Su tale strada, non facile e che richiede tempi lunghi, si è mosso il Governo di Centro-sinistra, innovando con estrema cautela e coinvolgendo in primo luogo gli operatori dell’educazione. Va sottolineato che i documenti orientati all’innovazione, le Indicazioni per il curricolo per la scuola dell’infanzia e per il primo ciclo di istruzione e il documento relativo all’innalzamento dell’obbligo di istruzione, non hanno nulla di prescrittivo e di definitivo ma, al contrario, intendono sollecitare nelle scuole, negli studenti, nelle loro famiglie e nel Paese un coinvolgimento diretto e partecipato. Si è consapevoli che, oggi, ogni innovazione apportata nel Sistema di istruzione non può non tener conto della realtà con cui ci si confronta e che si intende far crescere. Molta acqua è passata sotto i ponti dai tempi in cui qualche illuminato aveva piena consapevolezza – o riteneva di averla – di ciò di cui la popolazione aveva bisogno in materia di istruzione. Va, tuttavia, ricordato che erano i tempi della prima alfabetizzazione. Oggi le cose sono ben diverse. Vi è una cultura diffusa veicolata da una società, appunto, della conoscenza, con cui bisogna fare i conti. Si tratta di una cultura ampia ed indifferenziata, che include anche valenze non positive, con le quali occorre misurarsi. Nei tempi passati forse era più facile insegnare a leggere e scrivere e far di conto a chi era portatore solo di una cultura ristretta. Oggi istruire, educare e formare è indubbiamente più complesso e richiede un concorso assolutamente collettivo. Sono constatazioni che richiederebbero opportuni approfondimenti che esulerebbero dal clou di questa nota: ma che vanno affrontate soprattutto da chi ha responsabilità di governo, ed in primo luogo di governo dell’istruzione.

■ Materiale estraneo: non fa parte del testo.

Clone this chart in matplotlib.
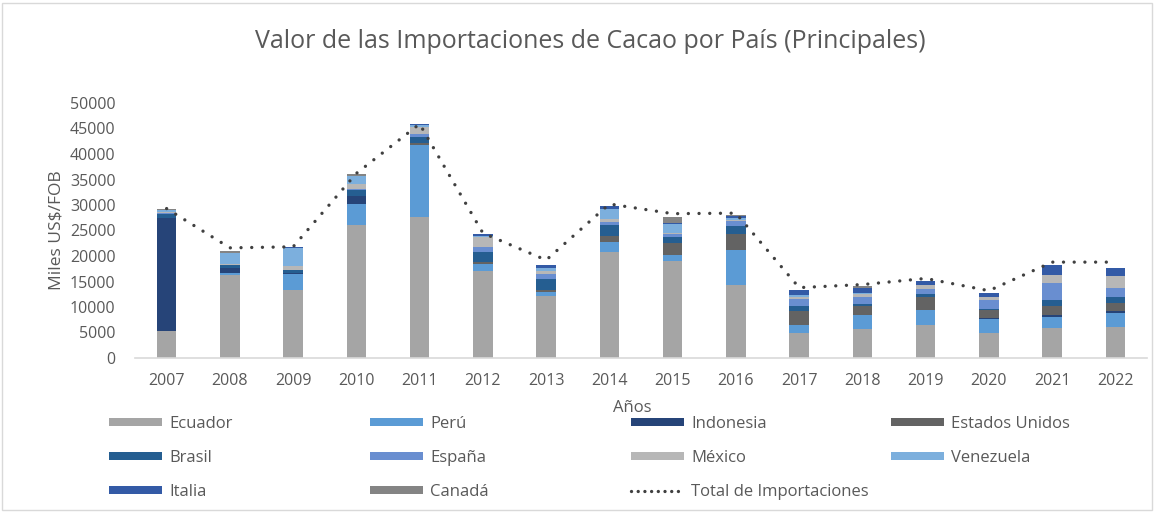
import matplotlib
matplotlib.use("Agg")
import matplotlib.pyplot as plt
import numpy as np
from matplotlib.lines import Line2D
from matplotlib.patches import Patch, Rectangle

plt.rcParams['font.family'] = ['Open Sans', 'DejaVu Sans']

# --- data (miles US$ FOB) ---
years = ['2007', '2008', '2009', '2010', '2011', '2012', '2013', '2014',
         '2015', '2016', '2017', '2018', '2019', '2020', '2021', '2022']

ecuador   = [5200, 16300, 13300, 26100, 27700, 17100, 12200, 20850, 19000, 14300, 5000, 5700, 6400, 5000, 5950, 6100]
peru      = [0, 400, 3100, 4100, 14100, 1300, 800, 1950, 1200, 6900, 1450, 2700, 3000, 2700, 2150, 2800]
indonesia = [22300, 900, 300, 1600, 0, 0, 0, 0, 0, 0, 0, 0, 0, 150, 250, 300]
eeuu      = [0, 0, 0, 0, 300, 400, 400, 1100, 2400, 3100, 2750, 1850, 2600, 1500, 1850, 1650]
brasil    = [700, 600, 600, 1100, 1300, 1900, 2000, 2200, 1200, 1600, 1000, 250, 500, 300, 1200, 1050]
espana    = [200, 0, 0, 300, 600, 1000, 1000, 500, 500, 950, 1300, 1400, 1000, 1650, 3250, 1900]
mexico    = [300, 300, 800, 1000, 1300, 2000, 600, 650, 300, 300, 400, 650, 800, 650, 1650, 2300]
venezuela = [400, 2100, 3500, 1500, 300, 300, 600, 1900, 1600, 300, 450, 250, 0, 0, 0, 0]
italia    = [0, 0, 200, 0, 200, 300, 700, 650, 200, 300, 1000, 1000, 850, 850, 1950, 1600]
canada    = [100, 300, 0, 300, 0, 0, 0, 0, 1300, 200, 0, 300, 0, 0, 0, 0]

total = [29300, 21600, 21800, 36200, 45900, 24500, 19200, 30200,
         28300, 28400, 13800, 14400, 15600, 13200, 18800, 18800]

countries = ['Ecuador', 'Perú', 'Indonesia', 'Estados Unidos', 'Brasil',
             'España', 'México', 'Venezuela', 'Italia', 'Canadá']
series = [ecuador, peru, indonesia, eeuu, brasil, espana, mexico, venezuela, italia, canada]
colors = ['#A5A5A5', '#5B9BD5', '#264478', '#636363', '#255E91',
          '#698ED0', '#B7B7B7', '#7CAFDD', '#335AA6', '#848484']

text_color = '#595959'

fig = plt.figure(figsize=(11.57, 5.12), dpi=100)
fig.patches.append(Rectangle((0.002, 0.004), 0.994, 0.99, transform=fig.transFigure,
                             fill=False, edgecolor='#d9d9d9', linewidth=1))

ax = fig.add_axes([135 / 1157, 1 - 358 / 512, 1012 / 1157, 255 / 512])

x = np.arange(len(years))
bottom = np.zeros(len(years))
for vals, col, name in zip(series, colors, countries):
    ax.bar(x, vals, bottom=bottom, width=0.31, color=col, label=name, linewidth=0)
    bottom += np.array(vals)

ax.plot(x, total, color='#404040', linewidth=2.4, linestyle=(0, (0.01, 3.2)),
        dash_capstyle='round', zorder=5)

ax.set_xlim(-0.5, len(years) - 0.5)
ax.set_ylim(0, 50000)
ax.set_yticks(np.arange(0, 50001, 5000))
ax.set_xticks(x)
ax.set_xticklabels(years)
ax.tick_params(axis='both', length=0, labelsize=11.5, colors=text_color)
ax.tick_params(axis='y', pad=14)
ax.tick_params(axis='x', pad=11)
for s in ['top', 'right', 'left']:
    ax.spines[s].set_visible(False)
ax.spines['bottom'].set_color('#d9d9d9')
ax.spines['bottom'].set_linewidth(1.2)

ax.set_ylabel('Miles US$/FOB', fontsize=12.5, color=text_color, labelpad=4)
fig.text(632 / 1157, 1 - 408 / 512, 'Años', ha='center', va='center', fontsize=12, color=text_color)
fig.text(590 / 1157, 1 - 42 / 512, 'Valor de las Importaciones de Cacao por País (Principales)',
         ha='center', va='center', fontsize=18, color=text_color)

# legend, laid out as four columns
handles = [Patch(facecolor=c, edgecolor='none') for c in colors]
line_handle = Line2D([], [], color='#404040', linewidth=2.4, linestyle=(0, (0.01, 2.0)),
                     dash_capstyle='round')
columns = [
    ([handles[0], handles[4], handles[8]], [countries[0], countries[4], countries[8]]),
    ([handles[1], handles[5], handles[9]], [countries[1], countries[5], countries[9]]),
    ([handles[2], handles[6], line_handle], [countries[2], countries[6], 'Total de Importaciones']),
    ([handles[3], handles[7]], [countries[3], countries[7]]),
]
col_x = [109, 370, 631, 891]
for (h, l), cx in zip(columns, col_x):
    fig.legend(h, l, loc='upper left', bbox_to_anchor=(cx / 1157, 1 - 416 / 512),
               frameon=False, fontsize=12, labelcolor=text_color, handlelength=3.2,
               handleheight=0.36, handletextpad=0.4, labelspacing=1.07,
               borderpad=0, borderaxespad=0)

fig.savefig('out.png', dpi=100)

E’ opportuno e doveroso che il nuovo Governo non si avventuri in spericolate operazioni di Punto e capo e che riprendesse, invece, le fila di un discorso e di una iniziativa che il Centro-sinistra hanno avviato senza sventolii di bandiere, recependo le esigenze di rinnovamento del nostro Sistema di istruzione, rinnovamento che ci chiedono i giovani e che ci sollecita l’Unione europea. Un segnale importante sarebbe se il dicastero dell’Istruzione e dell’Università venisse affidato ad un figura di alto profilo, consapevole dello scenario in cui dovrà operare e capace di dare continuità alle iniziative intraprese dal precedente Governo, assolutamente coerenti con le esigenze dei nostri giovani e con le numerose Raccomandazioni del Parlamento europeo. Se così non fosse, i primi a soffrirne sarebbero proprio i nostri giovani! E i nostri insegnanti andrebbero veramente allo sbando!